Set the listing down again exactly, please, apart from its pictures.

- [Supplied material]:
______________________________
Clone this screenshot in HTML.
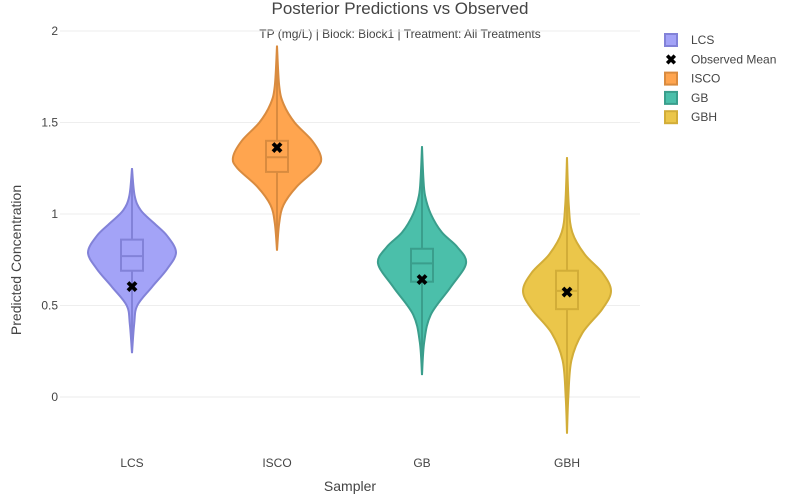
<!DOCTYPE html>
<html><head><meta charset="utf-8"><style>
body{margin:0;background:#fff;font-family:"Liberation Sans",sans-serif}
svg text{font-family:"Liberation Sans",sans-serif;fill:#444}
</style></head><body>
<svg id="c" width="800" height="494" viewBox="0 0 800 494">
<text x="400" y="14" text-anchor="middle" font-size="17">Posterior Predictions vs Observed</text>
<text x="400" y="38" text-anchor="middle" font-size="12">TP (mg/L) | Block: Block1 | Treatment: All Treatments</text>
<g id="grid"></g><g id="violins"></g>
<text x="350" y="491" text-anchor="middle" font-size="14">Sampler</text>
<text transform="translate(21,260) rotate(-90)" text-anchor="middle" font-size="14">Predicted Concentration</text>
<g id="legend"></g>
</svg>
<script>
const categories=["LCS","ISCO","GB","GBH"];
const mins=[0.24,0.80,0.12,-0.20];
const maxs=[1.25,1.92,1.37,1.31];
const q1s=[0.69,1.23,0.63,0.48];
const medians=[0.77,1.31,0.73,0.58];
const q3s=[0.86,1.40,0.81,0.69];
const observedMeans=[0.60,1.36,0.64,0.57];
const profileValues=[
[0.24,0.4,0.5,0.6,0.7,0.79,0.88,0.95,1.02,1.1,1.25],
[0.8,0.95,1.05,1.15,1.25,1.31,1.4,1.5,1.6,1.7,1.92],
[0.12,0.3,0.45,0.6,0.73,0.82,0.9,1.0,1.1,1.2,1.37],
[-0.2,0,0.2,0.35,0.48,0.58,0.68,0.78,0.9,1.05,1.31]];
const profileDensity=[
[0,0.05,0.12,0.45,0.8,1,0.8,0.5,0.2,0.06,0],
[0,0.05,0.15,0.45,0.9,1,0.8,0.4,0.15,0.05,0],
[0,0.05,0.2,0.65,1,0.8,0.45,0.2,0.07,0.03,0],
[0,0.03,0.1,0.35,0.8,1,0.8,0.4,0.12,0.04,0]];
const yTicks=[0,0.5,1,1.5,2];
const yTickLabels=["0","0.5","1","1.5","2"];
const fills=["#a3a3f7","#ffa54f","#4bbfaa","#ebc64a"];
const strokes=["#8282d8","#d98b3f","#3a9e8c","#d2ad38"];
const NS="http://www.w3.org/2000/svg";
const X=i=>132+i*145, Y=v=>397-v*183, HW=44;
function mk(t,a,p){const e=document.createElementNS(NS,t);for(const k in a)e.setAttribute(k,a[k]);p.appendChild(e);return e;}
const grid=document.getElementById('grid');
yTicks.forEach((t,i)=>{
 const l=mk('line',{x1:60,x2:640,y1:Y(t),y2:Y(t),stroke:t===0?'#ebebeb':'#eee','stroke-width':1},grid);
 
 
 const tx=mk('text',{x:58,y:Y(t)+4,'text-anchor':'end','font-size':12},grid);tx.textContent=yTickLabels[i];
 
 
});
function smooth(pts){let d=`M${pts[0][0]},${pts[0][1]}`;for(let i=0;i<pts.length-1;i++){const p0=pts[i-1]||pts[i],p1=pts[i],p2=pts[i+1],p3=pts[i+2]||p2;
 d+=` C${p1[0]+(p2[0]-p0[0])/6},${p1[1]+(p2[1]-p0[1])/6} ${p2[0]-(p3[0]-p1[0])/6},${p2[1]-(p3[1]-p1[1])/6} ${p2[0]},${p2[1]}`;}return d;}
const vg=document.getElementById('violins');
categories.forEach((c,i)=>{
 const g=mk('g',{},vg);
 
 
 const cx=X(i),vals=profileValues[i],den=profileDensity[i];
 const right=vals.map((v,k)=>[cx+den[k]*HW,Y(v)]);
 const left=vals.map((v,k)=>[cx-den[k]*HW,Y(v)]).reverse();
 let d=smooth(right)+' L'+smooth(left).slice(1)+' Z';
 mk('path',{d:d,fill:fills[i],stroke:strokes[i],'stroke-width':2},g);
 mk('line',{x1:cx,x2:cx,y1:Y(mins[i]),y2:Y(maxs[i]),stroke:strokes[i],'stroke-width':2},g);
 const b=mk('rect',{x:cx-11,y:Y(q3s[i]),width:22,height:Y(q1s[i])-Y(q3s[i]),fill:fills[i],stroke:strokes[i],'stroke-width':2},g);
 
 
 mk('line',{x1:cx-11,x2:cx+11,y1:Y(medians[i]),y2:Y(medians[i]),stroke:strokes[i],'stroke-width':2},g);
 const m=mk('text',{x:cx,y:Y(observedMeans[i])+5,'text-anchor':'middle','font-size':15,'font-weight':'bold',style:'fill:#000'},g);m.textContent='✖';
 
 
 const t=mk('text',{x:cx,y:467,'text-anchor':'middle','font-size':12},vg);t.textContent=c;
 
 
});
const lg=document.getElementById('legend');
const items=[["LCS",0],["Observed Mean",-1],["ISCO",1],["GB",2],["GBH",3]];
items.forEach((it,k)=>{
 const y=40+k*19.3;
 const g=mk('g',{},lg);
 
 
 if(it[1]>=0)mk('rect',{x:665,y:y-6,width:12,height:12,fill:fills[it[1]],stroke:strokes[it[1]],'stroke-width':2},g);
 else{const m=mk('text',{x:671,y:y+5,'text-anchor':'middle','font-size':14,'font-weight':'bold',style:'fill:#000'},g);m.textContent='✖';}
 const t=mk('text',{x:691,y:y+4,'font-size':12},g);t.textContent=it[0];
});
</script>
</body></html>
______________________________
- [Answer below]:
Clone this screenshot in HTML.
<!DOCTYPE html>
<html><head><meta charset="utf-8"><style>
body{margin:0;background:#fff;font-family:"Liberation Sans",sans-serif}
svg text{font-family:"Liberation Sans",sans-serif;fill:#444}
</style></head><body>
<svg id="c" width="800" height="494" viewBox="0 0 800 494">
<text x="400" y="14" text-anchor="middle" font-size="17">Posterior Predictions vs Observed</text>
<text x="400" y="38" text-anchor="middle" font-size="12">TP (mg/L) | Block: Block1 | Treatment: All Treatments</text>
<g id="grid"></g><g id="violins"></g>
<text x="350" y="491" text-anchor="middle" font-size="14">Sampler</text>
<text transform="translate(21,260) rotate(-90)" text-anchor="middle" font-size="14">Predicted Concentration</text>
<g id="legend"></g>
</svg>
<script>
const categories=["LCS","ISCO","GB","GBH"];
const mins=[0.24,0.80,0.12,-0.20];
const maxs=[1.25,1.92,1.37,1.31];
const q1s=[0.69,1.23,0.63,0.48];
const medians=[0.77,1.31,0.73,0.58];
const q3s=[0.86,1.40,0.81,0.69];
const observedMeans=[0.60,1.36,0.64,0.57];
const profileValues=[
[0.24,0.4,0.5,0.6,0.7,0.79,0.88,0.95,1.02,1.1,1.25],
[0.8,0.95,1.05,1.15,1.25,1.31,1.4,1.5,1.6,1.7,1.92],
[0.12,0.3,0.45,0.6,0.73,0.82,0.9,1.0,1.1,1.2,1.37],
[-0.2,0,0.2,0.35,0.48,0.58,0.68,0.78,0.9,1.05,1.31]];
const profileDensity=[
[0,0.05,0.12,0.45,0.8,1,0.8,0.5,0.2,0.06,0],
[0,0.05,0.15,0.45,0.9,1,0.8,0.4,0.15,0.05,0],
[0,0.05,0.2,0.65,1,0.8,0.45,0.2,0.07,0.03,0],
[0,0.03,0.1,0.35,0.8,1,0.8,0.4,0.12,0.04,0]];
const yTicks=[0,0.5,1,1.5,2];
const yTickLabels=["0","0.5","1","1.5","2"];
const fills=["#a3a3f7","#ffa54f","#4bbfaa","#ebc64a"];
const strokes=["#8282d8","#d98b3f","#3a9e8c","#d2ad38"];
const NS="http://www.w3.org/2000/svg";
const X=i=>132+i*145, Y=v=>397-v*183, HW=44;
function mk(t,a,p){const e=document.createElementNS(NS,t);for(const k in a)e.setAttribute(k,a[k]);p.appendChild(e);return e;}
const grid=document.getElementById('grid');
yTicks.forEach((t,i)=>{
 const l=mk('line',{x1:60,x2:640,y1:Y(t),y2:Y(t),stroke:t===0?'#ebebeb':'#eee','stroke-width':1},grid);
 
 
 const tx=mk('text',{x:58,y:Y(t)+4,'text-anchor':'end','font-size':12},grid);tx.textContent=yTickLabels[i];
 
 
});
function smooth(pts){let d=`M${pts[0][0]},${pts[0][1]}`;for(let i=0;i<pts.length-1;i++){const p0=pts[i-1]||pts[i],p1=pts[i],p2=pts[i+1],p3=pts[i+2]||p2;
 d+=` C${p1[0]+(p2[0]-p0[0])/6},${p1[1]+(p2[1]-p0[1])/6} ${p2[0]-(p3[0]-p1[0])/6},${p2[1]-(p3[1]-p1[1])/6} ${p2[0]},${p2[1]}`;}return d;}
const vg=document.getElementById('violins');
categories.forEach((c,i)=>{
 const g=mk('g',{},vg);
 
 
 const cx=X(i),vals=profileValues[i],den=profileDensity[i];
 const right=vals.map((v,k)=>[cx+den[k]*HW,Y(v)]);
 const left=vals.map((v,k)=>[cx-den[k]*HW,Y(v)]).reverse();
 let d=smooth(right)+' L'+smooth(left).slice(1)+' Z';
 mk('path',{d:d,fill:fills[i],stroke:strokes[i],'stroke-width':2},g);
 mk('line',{x1:cx,x2:cx,y1:Y(mins[i]),y2:Y(maxs[i]),stroke:strokes[i],'stroke-width':2},g);
 const b=mk('rect',{x:cx-11,y:Y(q3s[i]),width:22,height:Y(q1s[i])-Y(q3s[i]),fill:fills[i],stroke:strokes[i],'stroke-width':2},g);
 
 
 mk('line',{x1:cx-11,x2:cx+11,y1:Y(medians[i]),y2:Y(medians[i]),stroke:strokes[i],'stroke-width':2},g);
 const m=mk('text',{x:cx,y:Y(observedMeans[i])+5,'text-anchor':'middle','font-size':15,'font-weight':'bold',style:'fill:#000'},g);m.textContent='✖';
 
 
 const t=mk('text',{x:cx,y:467,'text-anchor':'middle','font-size':12},vg);t.textContent=c;
 
 
});
const lg=document.getElementById('legend');
const items=[["LCS",0],["Observed Mean",-1],["ISCO",1],["GB",2],["GBH",3]];
items.forEach((it,k)=>{
 const y=40+k*19.3;
 const g=mk('g',{},lg);
 
 
 if(it[1]>=0)mk('rect',{x:665,y:y-6,width:12,height:12,fill:fills[it[1]],stroke:strokes[it[1]],'stroke-width':2},g);
 else{const m=mk('text',{x:671,y:y+5,'text-anchor':'middle','font-size':14,'font-weight':'bold',style:'fill:#000'},g);m.textContent='✖';}
 const t=mk('text',{x:691,y:y+4,'font-size':12},g);t.textContent=it[0];
});
</script>
</body></html>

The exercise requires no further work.